### Items:
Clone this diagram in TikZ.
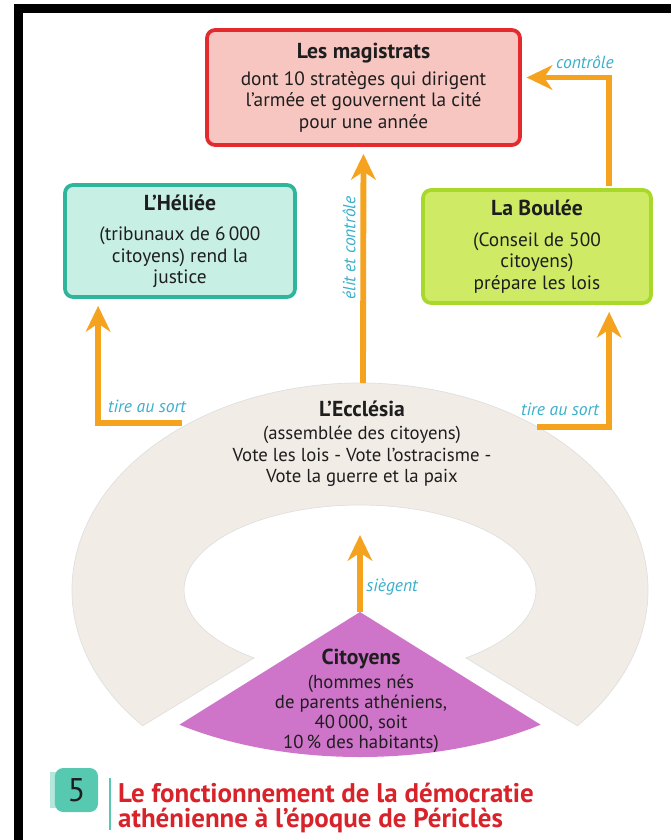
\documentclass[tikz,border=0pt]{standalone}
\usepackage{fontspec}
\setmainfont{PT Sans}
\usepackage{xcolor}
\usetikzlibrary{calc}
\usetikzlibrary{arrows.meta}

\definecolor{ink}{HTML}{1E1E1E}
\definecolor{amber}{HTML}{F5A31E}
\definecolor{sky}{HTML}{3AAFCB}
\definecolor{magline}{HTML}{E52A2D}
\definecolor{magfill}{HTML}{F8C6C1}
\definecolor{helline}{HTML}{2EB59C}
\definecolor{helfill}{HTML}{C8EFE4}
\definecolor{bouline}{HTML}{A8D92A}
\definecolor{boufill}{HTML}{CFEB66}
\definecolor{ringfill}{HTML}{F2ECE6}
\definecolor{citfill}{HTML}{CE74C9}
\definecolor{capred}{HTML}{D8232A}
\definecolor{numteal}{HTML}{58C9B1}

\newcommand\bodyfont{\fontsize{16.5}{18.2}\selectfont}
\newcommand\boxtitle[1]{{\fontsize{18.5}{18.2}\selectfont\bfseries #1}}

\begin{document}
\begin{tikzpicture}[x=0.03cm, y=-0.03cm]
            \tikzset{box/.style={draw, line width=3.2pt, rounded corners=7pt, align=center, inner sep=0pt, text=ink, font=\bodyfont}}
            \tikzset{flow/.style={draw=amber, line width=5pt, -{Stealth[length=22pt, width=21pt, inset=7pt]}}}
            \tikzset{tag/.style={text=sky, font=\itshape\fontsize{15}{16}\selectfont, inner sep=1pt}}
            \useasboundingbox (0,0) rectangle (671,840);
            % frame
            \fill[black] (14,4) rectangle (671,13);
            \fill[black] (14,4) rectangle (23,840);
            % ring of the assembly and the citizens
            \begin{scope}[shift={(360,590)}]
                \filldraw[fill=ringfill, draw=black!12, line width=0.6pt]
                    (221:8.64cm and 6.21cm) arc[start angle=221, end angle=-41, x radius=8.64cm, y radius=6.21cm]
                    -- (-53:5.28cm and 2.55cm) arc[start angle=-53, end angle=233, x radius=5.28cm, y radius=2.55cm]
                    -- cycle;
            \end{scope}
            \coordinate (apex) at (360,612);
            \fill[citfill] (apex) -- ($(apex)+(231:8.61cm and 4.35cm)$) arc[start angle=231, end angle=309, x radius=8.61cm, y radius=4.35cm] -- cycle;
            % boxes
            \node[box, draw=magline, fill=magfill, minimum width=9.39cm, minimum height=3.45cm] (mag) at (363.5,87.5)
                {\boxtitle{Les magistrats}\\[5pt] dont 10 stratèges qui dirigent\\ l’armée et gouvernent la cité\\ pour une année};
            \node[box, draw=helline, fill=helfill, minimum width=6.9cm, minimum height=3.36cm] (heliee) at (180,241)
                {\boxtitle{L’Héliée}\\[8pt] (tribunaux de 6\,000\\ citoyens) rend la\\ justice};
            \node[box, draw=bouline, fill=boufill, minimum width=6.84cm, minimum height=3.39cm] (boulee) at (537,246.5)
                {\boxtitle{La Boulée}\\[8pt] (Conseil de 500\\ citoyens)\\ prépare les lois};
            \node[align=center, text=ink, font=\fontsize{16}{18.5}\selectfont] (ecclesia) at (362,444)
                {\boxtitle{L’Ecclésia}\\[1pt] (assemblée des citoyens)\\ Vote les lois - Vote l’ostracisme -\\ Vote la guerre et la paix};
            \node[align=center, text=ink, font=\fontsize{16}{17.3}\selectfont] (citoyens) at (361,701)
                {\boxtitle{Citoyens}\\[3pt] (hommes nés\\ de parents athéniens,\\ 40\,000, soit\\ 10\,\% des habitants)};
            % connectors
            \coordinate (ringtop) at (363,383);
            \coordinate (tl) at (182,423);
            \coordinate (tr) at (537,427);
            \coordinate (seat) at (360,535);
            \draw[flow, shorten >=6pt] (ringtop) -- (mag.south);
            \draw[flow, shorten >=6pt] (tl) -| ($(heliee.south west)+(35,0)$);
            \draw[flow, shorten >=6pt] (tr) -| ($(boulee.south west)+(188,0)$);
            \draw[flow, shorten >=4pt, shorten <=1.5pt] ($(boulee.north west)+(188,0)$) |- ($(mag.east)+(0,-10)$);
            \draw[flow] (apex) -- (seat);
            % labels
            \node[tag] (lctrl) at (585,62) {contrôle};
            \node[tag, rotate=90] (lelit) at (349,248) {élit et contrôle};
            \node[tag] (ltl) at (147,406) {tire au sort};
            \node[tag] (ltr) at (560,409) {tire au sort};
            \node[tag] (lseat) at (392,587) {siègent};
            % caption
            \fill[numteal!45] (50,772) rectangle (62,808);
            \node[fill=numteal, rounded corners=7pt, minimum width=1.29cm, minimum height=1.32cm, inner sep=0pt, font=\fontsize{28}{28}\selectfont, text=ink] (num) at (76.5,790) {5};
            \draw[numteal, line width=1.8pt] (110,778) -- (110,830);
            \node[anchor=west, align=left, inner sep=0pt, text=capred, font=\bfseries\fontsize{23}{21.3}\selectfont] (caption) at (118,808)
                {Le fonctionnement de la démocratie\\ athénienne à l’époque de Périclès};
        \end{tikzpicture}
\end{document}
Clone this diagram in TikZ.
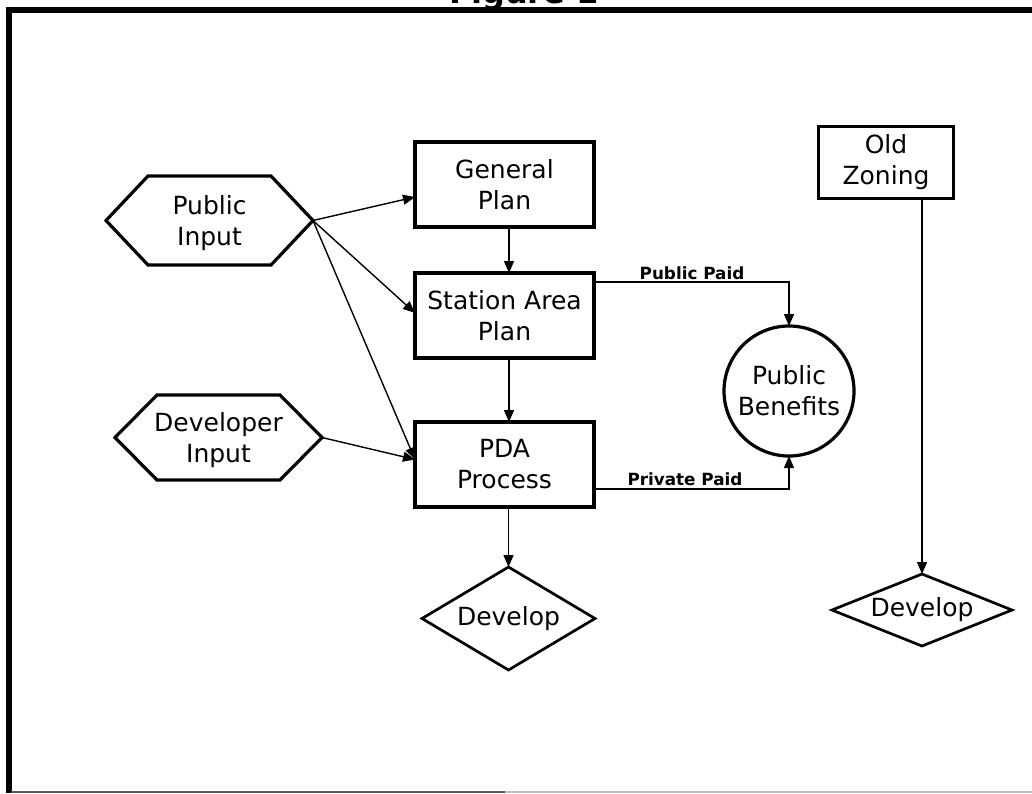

### To be done:
Every line should be retyped exactly, with the pictures omitted.

### Written solution:
Clone this diagram in TikZ.
\documentclass[tikz,border=0pt]{standalone}
\usepackage{fontspec}
\setmainfont{PT Sans}
\usepackage{xcolor}
\usetikzlibrary{calc}
\usetikzlibrary{arrows.meta}

\definecolor{ink}{HTML}{1E1E1E}
\definecolor{amber}{HTML}{F5A31E}
\definecolor{sky}{HTML}{3AAFCB}
\definecolor{magline}{HTML}{E52A2D}
\definecolor{magfill}{HTML}{F8C6C1}
\definecolor{helline}{HTML}{2EB59C}
\definecolor{helfill}{HTML}{C8EFE4}
\definecolor{bouline}{HTML}{A8D92A}
\definecolor{boufill}{HTML}{CFEB66}
\definecolor{ringfill}{HTML}{F2ECE6}
\definecolor{citfill}{HTML}{CE74C9}
\definecolor{capred}{HTML}{D8232A}
\definecolor{numteal}{HTML}{58C9B1}

\newcommand\bodyfont{\fontsize{16.5}{18.2}\selectfont}
\newcommand\boxtitle[1]{{\fontsize{18.5}{18.2}\selectfont\bfseries #1}}

\begin{document}
\begin{tikzpicture}[x=0.03cm, y=-0.03cm]
            \tikzset{box/.style={draw, line width=3.2pt, rounded corners=7pt, align=center, inner sep=0pt, text=ink, font=\bodyfont}}
            \tikzset{flow/.style={draw=amber, line width=5pt, -{Stealth[length=22pt, width=21pt, inset=7pt]}}}
            \tikzset{tag/.style={text=sky, font=\itshape\fontsize{15}{16}\selectfont, inner sep=1pt}}
            \useasboundingbox (0,0) rectangle (671,840);
            % frame
            \fill[black] (14,4) rectangle (671,13);
            \fill[black] (14,4) rectangle (23,840);
            % ring of the assembly and the citizens
            \begin{scope}[shift={(360,590)}]
                \filldraw[fill=ringfill, draw=black!12, line width=0.6pt]
                    (221:8.64cm and 6.21cm) arc[start angle=221, end angle=-41, x radius=8.64cm, y radius=6.21cm]
                    -- (-53:5.28cm and 2.55cm) arc[start angle=-53, end angle=233, x radius=5.28cm, y radius=2.55cm]
                    -- cycle;
            \end{scope}
            \coordinate (apex) at (360,612);
            \fill[citfill] (apex) -- ($(apex)+(231:8.61cm and 4.35cm)$) arc[start angle=231, end angle=309, x radius=8.61cm, y radius=4.35cm] -- cycle;
            % boxes
            \node[box, draw=magline, fill=magfill, minimum width=9.39cm, minimum height=3.45cm] (mag) at (363.5,87.5)
                {\boxtitle{Les magistrats}\\[5pt] dont 10 stratèges qui dirigent\\ l’armée et gouvernent la cité\\ pour une année};
            \node[box, draw=helline, fill=helfill, minimum width=6.9cm, minimum height=3.36cm] (heliee) at (180,241)
                {\boxtitle{L’Héliée}\\[8pt] (tribunaux de 6\,000\\ citoyens) rend la\\ justice};
            \node[box, draw=bouline, fill=boufill, minimum width=6.84cm, minimum height=3.39cm] (boulee) at (537,246.5)
                {\boxtitle{La Boulée}\\[8pt] (Conseil de 500\\ citoyens)\\ prépare les lois};
            \node[align=center, text=ink, font=\fontsize{16}{18.5}\selectfont] (ecclesia) at (362,444)
                {\boxtitle{L’Ecclésia}\\[1pt] (assemblée des citoyens)\\ Vote les lois - Vote l’ostracisme -\\ Vote la guerre et la paix};
            \node[align=center, text=ink, font=\fontsize{16}{17.3}\selectfont] (citoyens) at (361,701)
                {\boxtitle{Citoyens}\\[3pt] (hommes nés\\ de parents athéniens,\\ 40\,000, soit\\ 10\,\% des habitants)};
            % connectors
            \coordinate (ringtop) at (363,383);
            \coordinate (tl) at (182,423);
            \coordinate (tr) at (537,427);
            \coordinate (seat) at (360,535);
            \draw[flow, shorten >=6pt] (ringtop) -- (mag.south);
            \draw[flow, shorten >=6pt] (tl) -| ($(heliee.south west)+(35,0)$);
            \draw[flow, shorten >=6pt] (tr) -| ($(boulee.south west)+(188,0)$);
            \draw[flow, shorten >=4pt, shorten <=1.5pt] ($(boulee.north west)+(188,0)$) |- ($(mag.east)+(0,-10)$);
            \draw[flow] (apex) -- (seat);
            % labels
            \node[tag] (lctrl) at (585,62) {contrôle};
            \node[tag, rotate=90] (lelit) at (349,248) {élit et contrôle};
            \node[tag] (ltl) at (147,406) {tire au sort};
            \node[tag] (ltr) at (560,409) {tire au sort};
            \node[tag] (lseat) at (392,587) {siègent};
            % caption
            \fill[numteal!45] (50,772) rectangle (62,808);
            \node[fill=numteal, rounded corners=7pt, minimum width=1.29cm, minimum height=1.32cm, inner sep=0pt, font=\fontsize{28}{28}\selectfont, text=ink] (num) at (76.5,790) {5};
            \draw[numteal, line width=1.8pt] (110,778) -- (110,830);
            \node[anchor=west, align=left, inner sep=0pt, text=capred, font=\bfseries\fontsize{23}{21.3}\selectfont] (caption) at (118,808)
                {Le fonctionnement de la démocratie\\ athénienne à l’époque de Périclès};
        \end{tikzpicture}
\end{document}
Clone this diagram in TikZ.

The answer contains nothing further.